Listed entries:
···
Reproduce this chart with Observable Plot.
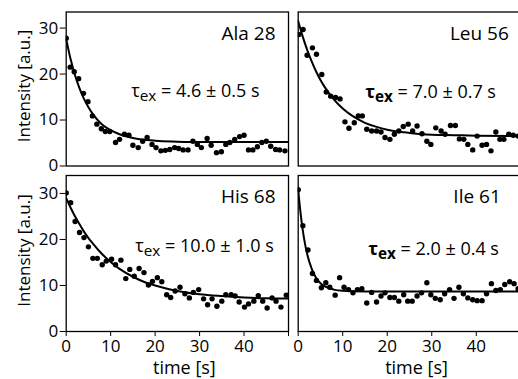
<!DOCTYPE html>
<html><head><meta charset="utf-8">
<script src="https://cdn.jsdelivr.net/npm/d3@7"></script>
<script src="https://cdn.jsdelivr.net/npm/@observablehq/plot@0.6"></script>
<style>
body{margin:0;background:#fff;overflow:hidden}
#chart{position:relative;width:518px;height:379px;font-family:"Open Sans",sans-serif}
#chart svg{position:absolute;left:0;top:0}
</style></head><body><div id="chart"></div>
<script>
// ---- data ----
const xTicks = [0, 10, 20, 30, 40, 50];
const yTicks = [0, 10, 20, 30];

const alaT = [0,0.9,1.8,2.8,3.9,4.9,5.9,6.9,7.9,8.8,9.8,11.1,12,13.1,14.1,15,16.2,17.2,18.2,19.3,20.2,21.3,22.3,23.3,24.4,25.3,26.3,27.4,28.5,29.5,30.4,31.7,32.6,33.8,34.9,35.9,36.8,37.9,39,40,41,42,43,44,45,46,47.1,48,49.2];
const alaI = [27.8,21.5,20.5,19,15.8,14,10.9,9.1,8.1,7.5,7.5,5.1,5.8,6.9,6.7,4.5,4.0,5.4,6.2,4.7,4.0,3.3,3.4,3.6,4.0,3.8,3.5,3.5,5.4,4.7,4.0,6.0,4.5,2.9,3.1,4.7,5.1,5.8,6.4,6.7,3.5,3.5,4.2,5.1,5.4,4.3,3.6,3.5,3.3];
const alaFitT = [0,1,2,3,4,5,6,8,10,12,15,20,25,30,40,50];
const alaFitI = [27.6,23.2,19.7,16.9,14.6,12.8,11.3,9.1,7.8,6.9,6.1,5.5,5.3,5.2,5.2,5.2];

const leuT = [0.15,1.1,2,3.2,4.1,5.3,6.3,7.3,8.4,9.4,10.5,11.4,12.6,13.5,14.4,15.4,16.5,17.6,18.6,19.5,20.6,21.6,22.6,23.6,24.7,25.7,26.7,27.8,28.9,29.8,30.9,32.1,33,34.2,35.3,36.2,37.2,38.1,39.2,40.2,41.3,42.3,43.3,44.4,45.3,46.2,47.3,48.3,49.4];
const leuI = [28.6,29.7,24.1,25.7,24.3,19.9,16.1,15.2,14.9,14.6,9.6,8.2,9.4,10.9,10.9,8.0,7.6,7.6,7.4,6.2,5.8,6.9,7.6,8.6,9.1,7.6,8.7,7.0,5.4,4.7,8.3,7.6,6.9,8.8,8.8,5.9,5.8,4.7,3.5,6.5,4.5,4.7,3.3,7.4,5.8,5.8,6.9,6.7,6.5];
const leuFitT = [0,1,2,3,4,5,6,8,10,12,15,18,20,25,30,35,40,50];
const leuFitI = [31.5,28.2,25.3,22.8,20.6,18.7,17.1,14.5,12.5,11.0,9.4,8.4,7.9,7.2,6.8,6.7,6.6,6.5];

const hisT = [0,1,2,3,4,5,6,7,8.1,9,10.2,11.1,12.3,13.4,14.3,15.3,16.4,17.5,18.5,19.4,20.5,21.5,22.6,23.5,24.5,25.6,26.7,27.7,28.6,29.8,30.9,31.8,32.8,33.9,35,35.9,37.1,38,38.9,40.1,41,42.2,43.2,44.2,45.2,46.3,47.2,48.3,49.5];
const hisI = [30.1,28,23.9,21.5,20.4,18.4,15.9,15.9,14.5,15.3,15.7,14.5,15.5,11.5,13.5,12,13.7,12.8,10.1,10.9,11.7,10.8,8.0,7.4,8.8,9.6,8.2,7.3,8.5,9.1,7.1,5.8,7.1,5.5,6.6,8.0,8.0,7.7,6.4,5.3,6.0,6.6,7.8,6.6,5.1,7.3,6.6,5.3,7.9];
const hisFitT = [0,1,2,3,4,5,6,8,10,12,15,18,20,25,30,35,40,45,50];
const hisFitI = [29,26.9,25,23.3,21.7,20.3,19.1,16.9,15.1,13.6,11.9,10.6,10.0,8.8,8.1,7.7,7.4,7.2,7.15];

const ileT = [0,1.05,2.2,3.2,4.1,5.2,6.2,7.1,8.3,9.3,10.3,11.3,12.3,13.3,14.3,15.4,16.5,17.6,18.6,19.5,20.6,21.6,22.6,23.7,24.6,25.6,26.7,27.7,28.9,29.8,30.8,31.9,32.9,34,35,36.1,37.1,38.1,39.2,40.2,41.3,42.3,43.4,44.4,45.4,46.4,47.5,48.5,49.4];
const ileI = [30.8,23,17.7,12.6,11.1,9.5,10.6,9.6,7.9,11.7,9.6,9.1,8.4,9.1,9.3,6.2,8.5,6.4,7.7,8.4,7.4,7.4,6.6,8.0,6.6,6.6,7.7,8.4,10.6,8.0,7.2,6.9,8.2,9.1,7.2,9.6,8.2,7.3,6.9,6.7,6.7,8.2,10.4,8.9,9.1,10.2,10.8,10.4,9.3];
const ileFitT = [0,0.5,1,1.5,2,3,4,5,6,8,10,15,20,30,40,50];
const ileFitI = [30.8,26,22.2,19.2,16.9,13.7,11.7,10.5,9.8,9.1,8.85,8.7,8.7,8.7,8.7,8.7];

const names = ["Ala 28", "Leu 56", "His 68", "Ile 61"];
const tauValues = ["4.6 ± 0.5 s", "7.0 ± 0.7 s", "10.0 ± 1.0 s", "2.0 ± 0.4 s"];
const yLabel = "Intensity [a.u.]";
const xLabel = "time [s]";

// ---- layout / style per panel ----
const panels = [
  {t: alaT, v: alaI, ft: alaFitT, fv: alaFitI, name: names[0], tau: tauValues[0], row: 0, col: 0, nameDx: -13, tauDx: 65, tauDy: 72.5, bold: false},
  {t: leuT, v: leuI, ft: leuFitT, fv: leuFitI, name: names[1], tau: tauValues[1], row: 0, col: 1, nameDx: -12, tauDx: 67, tauDy: 73.5, bold: true},
  {t: hisT, v: hisI, ft: hisFitT, fv: hisFitI, name: names[2], tau: tauValues[2], row: 1, col: 0, nameDx: -13, tauDx: 69, tauDy: 64, bold: false},
  {t: ileT, v: ileI, ft: ileFitT, fv: ileFitI, name: names[3], tau: tauValues[3], row: 1, col: 1, nameDx: -20, tauDx: 70, tauDy: 66.5, bold: true}
];

const W = 518, H = 379;
const chart = document.getElementById("chart");

for (const p of panels) {
  const pts = p.t.map((t, i) => ({t, v: p.v[i]}));
  const fit = p.ft.map((t, i) => ({t, v: p.fv[i]}));
  const left = p.col === 0, bottom = p.row === 1;
  const marks = [
    Plot.frame({stroke: "black", strokeWidth: 1.3}),
    Plot.line(fit, {x: "t", y: "v", stroke: "black", strokeWidth: 2, curve: "monotone-x", clip: true}),
    Plot.dot(pts, {x: "t", y: "v", r: 2.7, fill: "black", stroke: "none", clip: true}),
    Plot.text([p.name], {frameAnchor: "top-right", textAnchor: "end", lineAnchor: "top", dx: p.nameDx, dy: 14, fontSize: 19, fill: "black"}),
    Plot.text([p.tau], {frameAnchor: "top-left", textAnchor: "start", lineAnchor: "top", dx: p.tauDx, dy: p.tauDy, fontSize: 18, fill: "black", className: "tau" + (p.bold ? " taubold" : "")})
  ];
  if (left) marks.push(Plot.text([yLabel], {frameAnchor: "left", textAnchor: "middle", lineAnchor: "middle", rotate: -90, dx: -42, dy: -3, fontSize: 17, fill: "black"}));
  if (bottom) marks.push(Plot.text([xLabel], {frameAnchor: "bottom", textAnchor: "middle", lineAnchor: "top", dx: 7, dy: 30, fontSize: 18, fill: "black"}));
  const svg = Plot.plot({
    width: W, height: H,
    marginLeft: left ? 65.7 : 297.7,
    marginRight: left ? W - 288 : -2.3,
    marginTop: bottom ? 175 : 11.5,
    marginBottom: bottom ? H - 331 : H - 165.5,
    style: {background: "transparent", fontFamily: "'Open Sans', sans-serif", fontSize: "17px", color: "black"},
    x: {domain: [0, 50], axis: bottom ? "bottom" : null, ticks: xTicks, tickFormat: d => d === 50 ? "" : d, tickSize: 5, tickPadding: 3, label: null},
    y: {domain: [0, bottom ? 33.9 : 33.5], axis: left ? "left" : null, ticks: yTicks, tickSize: 6, tickPadding: 2, label: null},
    marks
  });
  chart.appendChild(svg);
}

// subscript "ex" in the tau annotations
const NS = "http://www.w3.org/2000/svg";
document.querySelectorAll("g.tau text").forEach(el => {
  const bold = el.closest("g.taubold") !== null;
  const rest = el.textContent;
  el.textContent = "";
  const t1 = document.createElementNS(NS, "tspan");
  t1.textContent = "τ";
  if (bold) t1.setAttribute("font-weight", "bold");
  const t2 = document.createElementNS(NS, "tspan");
  t2.textContent = "ex";
  t2.setAttribute("dy", "4");
  t2.setAttribute("font-size", "0.85em");
  if (bold) t2.setAttribute("font-weight", "bold");
  const t3 = document.createElementNS(NS, "tspan");
  t3.textContent = " = " + rest;
  t3.setAttribute("dy", "-4");
  el.append(t1, t2, t3);
});
</script>
</body></html>
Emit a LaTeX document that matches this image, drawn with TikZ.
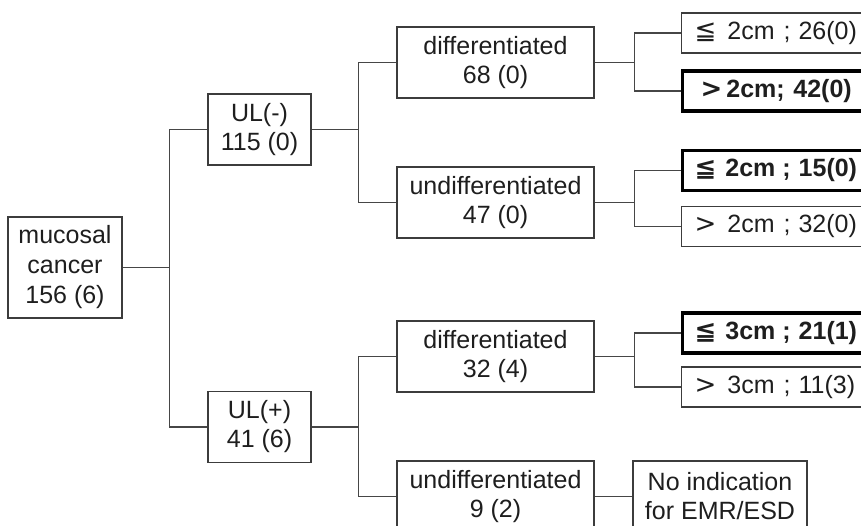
\documentclass[tikz,border=0pt]{standalone}
\usepackage{fontspec}
\setmainfont{Liberation Sans}
\newfontfamily\symf{DejaVu Sans}
\newcommand\symb[1]{{\fontsize{26}{28}\selectfont\symf #1}}
\definecolor{linec}{RGB}{70,70,70}
\definecolor{boxc}{RGB}{60,60,60}
\definecolor{txtc}{RGB}{30,30,30}
\begin{document}
\begin{tikzpicture}[x=1pt,y=-1pt,
  conn/.style={draw=linec,line width=1.2pt},
  box/.style={draw=boxc,line width=1.3pt,align=center,inner sep=0pt,text=txtc,
    font=\fontsize{25}{29}\selectfont},
  leaf/.style={draw=boxc,line width=1.3pt,anchor=west,inner ysep=0pt,inner xsep=13pt,
    text width=190pt,align=left,minimum height=40pt,text=txtc,
    font=\fontsize{25}{28}\selectfont},
  leafb/.style={leaf,draw=black,line width=3.2pt,font=\fontsize{25}{28}\selectfont\bfseries}]
\useasboundingbox (0,0) rectangle (861,526);
\clip (0,0) rectangle (861,526);
% level 0
\node[box,minimum width=114pt,minimum height=101pt,font=\fontsize{25}{30}\selectfont] (muc) at (65,267.5) {mucosal\\cancer\\156 (6)};
% level 1
\node[box,minimum width=103pt,minimum height=71pt] (ulm) at (259.5,129.5) {UL(-)\\115 (0)};
\node[box,minimum width=103pt,minimum height=71pt] (ulp) at (259.5,427) {UL(+)\\41 (6)};
% level 2
\node[box,minimum width=197pt,minimum height=71pt] (d1) at (495.5,62.5) {differentiated\\68 (0)};
\node[box,minimum width=197pt,minimum height=71pt] (u1) at (495.5,202.5) {undifferentiated\\47 (0)};
\node[box,minimum width=197pt,minimum height=71pt] (d2) at (495.5,356.5) {differentiated\\32 (4)};
\node[box,minimum width=197pt,minimum height=71pt] (u2) at (495.5,496.5) {undifferentiated\\9 (2)};
% level 3
\node[leaf] (a1) at (681,33) {\symb{≦}\hspace{11pt}2cm\hspace{9pt};\hspace{8pt}26(0)};
\node[leafb] (a2) at (681,91) {\hspace*{5pt}\symb{>}\hspace{4pt}2cm;\hspace{8.7pt}42(0)};
\node[leafb] (a3) at (681,170.5) {\hspace*{-1pt}\symb{≦}\hspace{9pt}2cm\hspace{7pt};\hspace{8pt}15(0)};
\node[leaf] (a4) at (681,226.5) {\symb{>}\hspace{11pt}2cm\hspace{9pt};\hspace{8pt}32(0)};
\node[leafb] (a5) at (681,333) {\hspace*{-1pt}\symb{≦}\hspace{9pt}3cm\hspace{7pt};\hspace{8pt}21(1)};
\node[leaf] (a6) at (681,387) {\symb{>}\hspace{11pt}3cm\hspace{9pt};\hspace{8pt}11(3)};
\node[box,minimum width=174pt,minimum height=71pt] (noind) at (720,496.5) {No indication\\for EMR/ESD};
% connectors
\draw[conn] (muc.east) -- ++(47,0) |- (ulm.west);
\draw[conn] (muc.east) ++(47,0) |- (ulp.west);
\draw[conn] (ulm.east) -- ++(47,0) |- (d1.west);
\draw[conn] (ulm.east) ++(47,0) |- (u1.west);
\draw[conn] (ulp.east) -- ++(47,0) |- (d2.west);
\draw[conn] (ulp.east) ++(47,0) |- (u2.west);
\draw[conn] (d1.east) -- ++(40,0) |- (a1.west);
\draw[conn] (d1.east) ++(40,0) |- (a2.west);
\draw[conn] (u1.east) -- ++(40,0) |- (a3.west);
\draw[conn] (u1.east) ++(40,0) |- (a4.west);
\draw[conn] (d2.east) -- ++(40,0) |- (a5.west);
\draw[conn] (d2.east) ++(40,0) |- (a6.west);
\draw[conn] (u2.east) -- (noind.west);
\end{tikzpicture}
\end{document}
···
What you are asked to do: Write out an exact copy of the listing, first line through the line containing "const yTicks = [0, 10, 20, 30];", with the pictures left out.

Response to this exercise:
Reproduce this chart with Observable Plot.
<!DOCTYPE html>
<html><head><meta charset="utf-8">
<script src="https://cdn.jsdelivr.net/npm/d3@7"></script>
<script src="https://cdn.jsdelivr.net/npm/@observablehq/plot@0.6"></script>
<style>
body{margin:0;background:#fff;overflow:hidden}
#chart{position:relative;width:518px;height:379px;font-family:"Open Sans",sans-serif}
#chart svg{position:absolute;left:0;top:0}
</style></head><body><div id="chart"></div>
<script>
// ---- data ----
const xTicks = [0, 10, 20, 30, 40, 50];
const yTicks = [0, 10, 20, 30];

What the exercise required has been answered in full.